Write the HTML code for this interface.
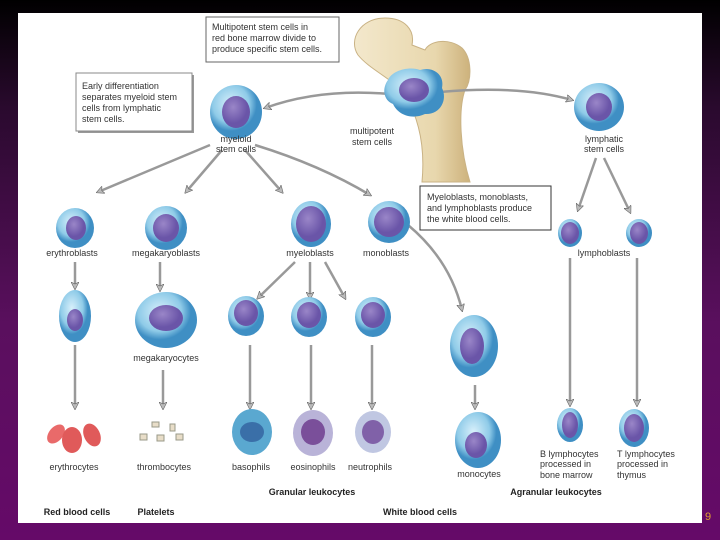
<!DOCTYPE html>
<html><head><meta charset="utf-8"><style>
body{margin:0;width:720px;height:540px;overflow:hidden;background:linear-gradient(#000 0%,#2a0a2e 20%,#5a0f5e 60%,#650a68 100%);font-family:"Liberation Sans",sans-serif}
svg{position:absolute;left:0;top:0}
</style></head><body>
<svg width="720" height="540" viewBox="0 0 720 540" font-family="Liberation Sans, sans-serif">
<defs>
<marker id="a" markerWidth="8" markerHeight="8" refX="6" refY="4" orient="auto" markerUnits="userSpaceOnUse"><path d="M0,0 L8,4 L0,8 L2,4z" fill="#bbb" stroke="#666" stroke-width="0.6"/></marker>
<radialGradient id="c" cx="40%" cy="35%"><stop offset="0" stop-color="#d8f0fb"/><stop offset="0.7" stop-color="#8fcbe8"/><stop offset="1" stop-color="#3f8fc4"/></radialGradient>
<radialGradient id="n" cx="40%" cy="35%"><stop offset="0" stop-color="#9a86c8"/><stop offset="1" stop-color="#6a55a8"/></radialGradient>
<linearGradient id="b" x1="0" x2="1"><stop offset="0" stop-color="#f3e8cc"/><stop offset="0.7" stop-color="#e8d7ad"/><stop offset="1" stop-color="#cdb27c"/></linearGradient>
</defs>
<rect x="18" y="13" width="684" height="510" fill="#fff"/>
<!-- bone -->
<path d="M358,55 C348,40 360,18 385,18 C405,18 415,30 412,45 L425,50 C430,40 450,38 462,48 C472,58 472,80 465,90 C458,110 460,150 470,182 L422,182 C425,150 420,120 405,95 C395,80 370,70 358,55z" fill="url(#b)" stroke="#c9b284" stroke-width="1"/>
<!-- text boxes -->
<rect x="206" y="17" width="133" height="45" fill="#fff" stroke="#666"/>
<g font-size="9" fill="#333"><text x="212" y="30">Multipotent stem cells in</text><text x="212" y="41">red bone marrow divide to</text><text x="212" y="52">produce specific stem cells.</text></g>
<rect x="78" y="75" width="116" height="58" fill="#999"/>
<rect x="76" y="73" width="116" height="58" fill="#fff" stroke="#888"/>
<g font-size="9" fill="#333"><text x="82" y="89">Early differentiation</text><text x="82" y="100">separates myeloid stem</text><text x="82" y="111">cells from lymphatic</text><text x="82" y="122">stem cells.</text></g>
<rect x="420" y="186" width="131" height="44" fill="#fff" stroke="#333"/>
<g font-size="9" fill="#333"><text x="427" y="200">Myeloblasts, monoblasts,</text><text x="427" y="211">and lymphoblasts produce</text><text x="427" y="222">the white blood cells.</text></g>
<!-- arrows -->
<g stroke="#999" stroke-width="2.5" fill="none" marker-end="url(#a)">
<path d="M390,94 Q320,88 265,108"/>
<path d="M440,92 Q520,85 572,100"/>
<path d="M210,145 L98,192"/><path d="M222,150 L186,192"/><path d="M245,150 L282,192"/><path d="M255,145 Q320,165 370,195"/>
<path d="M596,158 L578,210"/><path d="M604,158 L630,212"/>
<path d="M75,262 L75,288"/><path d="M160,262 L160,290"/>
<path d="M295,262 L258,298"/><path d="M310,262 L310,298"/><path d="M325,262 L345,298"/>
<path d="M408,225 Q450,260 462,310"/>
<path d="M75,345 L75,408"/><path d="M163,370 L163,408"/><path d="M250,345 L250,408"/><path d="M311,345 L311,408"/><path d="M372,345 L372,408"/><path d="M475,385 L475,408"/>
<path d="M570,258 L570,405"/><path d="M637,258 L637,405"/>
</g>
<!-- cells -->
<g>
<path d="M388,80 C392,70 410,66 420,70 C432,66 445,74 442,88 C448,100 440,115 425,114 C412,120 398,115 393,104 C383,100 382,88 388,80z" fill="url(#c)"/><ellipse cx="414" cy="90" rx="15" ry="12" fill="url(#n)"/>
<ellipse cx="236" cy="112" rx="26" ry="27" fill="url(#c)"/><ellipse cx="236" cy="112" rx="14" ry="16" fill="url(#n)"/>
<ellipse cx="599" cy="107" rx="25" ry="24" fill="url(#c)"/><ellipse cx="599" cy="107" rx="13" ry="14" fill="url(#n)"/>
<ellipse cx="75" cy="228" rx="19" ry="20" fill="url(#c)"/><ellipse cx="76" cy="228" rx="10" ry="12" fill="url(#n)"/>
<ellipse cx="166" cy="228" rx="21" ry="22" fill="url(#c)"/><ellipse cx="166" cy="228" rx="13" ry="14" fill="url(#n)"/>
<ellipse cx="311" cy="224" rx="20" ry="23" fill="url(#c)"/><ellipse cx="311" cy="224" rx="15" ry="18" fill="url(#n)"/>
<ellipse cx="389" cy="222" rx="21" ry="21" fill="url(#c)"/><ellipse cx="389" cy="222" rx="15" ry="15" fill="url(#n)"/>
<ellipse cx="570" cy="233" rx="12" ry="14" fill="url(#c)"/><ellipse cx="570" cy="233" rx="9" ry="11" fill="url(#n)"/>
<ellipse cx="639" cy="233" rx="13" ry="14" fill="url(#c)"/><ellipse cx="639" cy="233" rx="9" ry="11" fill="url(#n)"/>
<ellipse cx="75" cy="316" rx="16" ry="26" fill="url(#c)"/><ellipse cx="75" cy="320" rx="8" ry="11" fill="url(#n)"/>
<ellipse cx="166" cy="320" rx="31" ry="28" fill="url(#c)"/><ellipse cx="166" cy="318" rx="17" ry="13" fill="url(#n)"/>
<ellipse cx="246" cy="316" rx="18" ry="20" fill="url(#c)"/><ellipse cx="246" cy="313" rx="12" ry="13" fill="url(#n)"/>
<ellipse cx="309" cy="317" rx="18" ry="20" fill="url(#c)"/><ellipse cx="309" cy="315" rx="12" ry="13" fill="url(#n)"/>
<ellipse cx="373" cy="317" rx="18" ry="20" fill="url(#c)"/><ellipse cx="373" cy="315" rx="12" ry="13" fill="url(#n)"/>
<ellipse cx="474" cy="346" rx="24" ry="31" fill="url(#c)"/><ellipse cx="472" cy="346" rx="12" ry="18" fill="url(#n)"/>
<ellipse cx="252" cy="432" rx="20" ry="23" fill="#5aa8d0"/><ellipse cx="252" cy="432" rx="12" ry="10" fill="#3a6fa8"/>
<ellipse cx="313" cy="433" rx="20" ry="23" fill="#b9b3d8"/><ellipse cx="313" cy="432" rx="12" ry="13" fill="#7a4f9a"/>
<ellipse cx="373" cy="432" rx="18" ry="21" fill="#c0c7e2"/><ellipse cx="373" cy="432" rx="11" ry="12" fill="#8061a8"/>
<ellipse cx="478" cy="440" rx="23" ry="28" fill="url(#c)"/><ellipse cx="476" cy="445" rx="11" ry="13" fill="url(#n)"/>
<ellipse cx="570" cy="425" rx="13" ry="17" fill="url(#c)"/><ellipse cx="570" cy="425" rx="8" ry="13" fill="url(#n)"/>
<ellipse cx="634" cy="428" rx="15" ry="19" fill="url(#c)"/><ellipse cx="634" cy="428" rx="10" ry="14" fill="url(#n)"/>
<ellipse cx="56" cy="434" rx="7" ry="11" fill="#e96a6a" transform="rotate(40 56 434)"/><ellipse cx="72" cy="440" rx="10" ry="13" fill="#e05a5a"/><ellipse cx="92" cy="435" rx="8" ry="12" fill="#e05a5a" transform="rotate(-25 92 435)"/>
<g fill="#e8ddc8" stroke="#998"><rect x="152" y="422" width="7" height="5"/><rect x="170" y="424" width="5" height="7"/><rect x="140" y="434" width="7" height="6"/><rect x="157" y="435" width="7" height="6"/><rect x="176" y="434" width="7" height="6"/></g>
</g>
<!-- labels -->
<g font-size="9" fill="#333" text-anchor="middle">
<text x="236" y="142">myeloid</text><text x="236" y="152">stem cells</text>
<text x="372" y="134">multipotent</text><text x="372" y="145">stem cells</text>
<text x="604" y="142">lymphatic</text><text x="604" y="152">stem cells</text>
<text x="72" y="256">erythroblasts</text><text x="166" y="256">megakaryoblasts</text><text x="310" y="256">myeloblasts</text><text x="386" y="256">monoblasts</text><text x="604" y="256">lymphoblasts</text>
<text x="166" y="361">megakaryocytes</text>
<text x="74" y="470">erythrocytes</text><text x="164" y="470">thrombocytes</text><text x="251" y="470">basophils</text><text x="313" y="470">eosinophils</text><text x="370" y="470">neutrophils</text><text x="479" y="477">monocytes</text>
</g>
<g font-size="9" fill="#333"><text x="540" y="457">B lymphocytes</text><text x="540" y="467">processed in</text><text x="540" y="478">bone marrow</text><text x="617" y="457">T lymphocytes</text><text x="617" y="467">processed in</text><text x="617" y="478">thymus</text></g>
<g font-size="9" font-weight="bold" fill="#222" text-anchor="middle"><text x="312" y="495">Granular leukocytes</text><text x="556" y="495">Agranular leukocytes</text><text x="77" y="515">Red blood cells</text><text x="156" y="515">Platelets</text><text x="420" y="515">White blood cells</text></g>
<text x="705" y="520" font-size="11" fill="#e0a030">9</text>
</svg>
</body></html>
* * *
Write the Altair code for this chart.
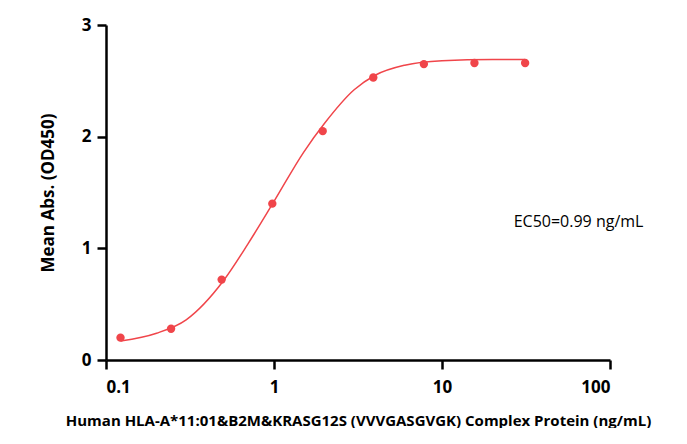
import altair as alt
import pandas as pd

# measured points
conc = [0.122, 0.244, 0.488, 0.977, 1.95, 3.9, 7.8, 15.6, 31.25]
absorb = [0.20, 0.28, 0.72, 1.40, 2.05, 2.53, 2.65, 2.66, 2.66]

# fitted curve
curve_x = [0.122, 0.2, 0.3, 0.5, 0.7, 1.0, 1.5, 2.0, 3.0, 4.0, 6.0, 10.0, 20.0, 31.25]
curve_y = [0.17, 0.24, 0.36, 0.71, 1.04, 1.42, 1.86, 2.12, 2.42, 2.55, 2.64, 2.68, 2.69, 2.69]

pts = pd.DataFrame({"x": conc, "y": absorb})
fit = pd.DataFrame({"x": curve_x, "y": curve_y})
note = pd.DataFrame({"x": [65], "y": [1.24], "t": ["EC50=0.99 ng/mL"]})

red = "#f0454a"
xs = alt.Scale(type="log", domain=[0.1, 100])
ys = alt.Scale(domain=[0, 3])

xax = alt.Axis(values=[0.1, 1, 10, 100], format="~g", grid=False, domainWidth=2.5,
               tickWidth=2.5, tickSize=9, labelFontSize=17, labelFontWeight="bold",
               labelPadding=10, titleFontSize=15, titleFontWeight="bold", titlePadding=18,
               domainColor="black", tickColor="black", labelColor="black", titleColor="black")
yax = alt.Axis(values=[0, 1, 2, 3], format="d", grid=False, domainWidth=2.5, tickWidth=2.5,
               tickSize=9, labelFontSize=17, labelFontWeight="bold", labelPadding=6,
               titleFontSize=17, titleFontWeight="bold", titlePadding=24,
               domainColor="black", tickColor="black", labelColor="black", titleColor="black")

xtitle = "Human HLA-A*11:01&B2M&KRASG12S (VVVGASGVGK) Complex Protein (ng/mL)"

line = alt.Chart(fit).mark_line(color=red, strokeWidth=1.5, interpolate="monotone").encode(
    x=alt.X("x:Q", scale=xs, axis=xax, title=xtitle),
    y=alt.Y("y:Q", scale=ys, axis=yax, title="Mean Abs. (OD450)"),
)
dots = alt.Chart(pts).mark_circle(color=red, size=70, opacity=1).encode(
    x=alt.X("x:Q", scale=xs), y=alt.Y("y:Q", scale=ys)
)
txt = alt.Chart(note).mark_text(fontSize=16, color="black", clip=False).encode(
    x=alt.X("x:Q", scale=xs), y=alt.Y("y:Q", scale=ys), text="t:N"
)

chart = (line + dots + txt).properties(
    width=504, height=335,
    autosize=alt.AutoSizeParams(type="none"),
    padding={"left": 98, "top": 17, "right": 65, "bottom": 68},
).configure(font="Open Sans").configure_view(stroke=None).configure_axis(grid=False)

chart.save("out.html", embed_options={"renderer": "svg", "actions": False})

# Task details:
Copy the part that starts at the line with "Write the Altair code for this chart." and finishes at the line with "ys = alt.Scale(domain=[0, 3])", both included, and nothing more. Pictures are left out.

# The result:
Write the Altair code for this chart.
import altair as alt
import pandas as pd

# measured points
conc = [0.122, 0.244, 0.488, 0.977, 1.95, 3.9, 7.8, 15.6, 31.25]
absorb = [0.20, 0.28, 0.72, 1.40, 2.05, 2.53, 2.65, 2.66, 2.66]

# fitted curve
curve_x = [0.122, 0.2, 0.3, 0.5, 0.7, 1.0, 1.5, 2.0, 3.0, 4.0, 6.0, 10.0, 20.0, 31.25]
curve_y = [0.17, 0.24, 0.36, 0.71, 1.04, 1.42, 1.86, 2.12, 2.42, 2.55, 2.64, 2.68, 2.69, 2.69]

pts = pd.DataFrame({"x": conc, "y": absorb})
fit = pd.DataFrame({"x": curve_x, "y": curve_y})
note = pd.DataFrame({"x": [65], "y": [1.24], "t": ["EC50=0.99 ng/mL"]})

red = "#f0454a"
xs = alt.Scale(type="log", domain=[0.1, 100])
ys = alt.Scale(domain=[0, 3])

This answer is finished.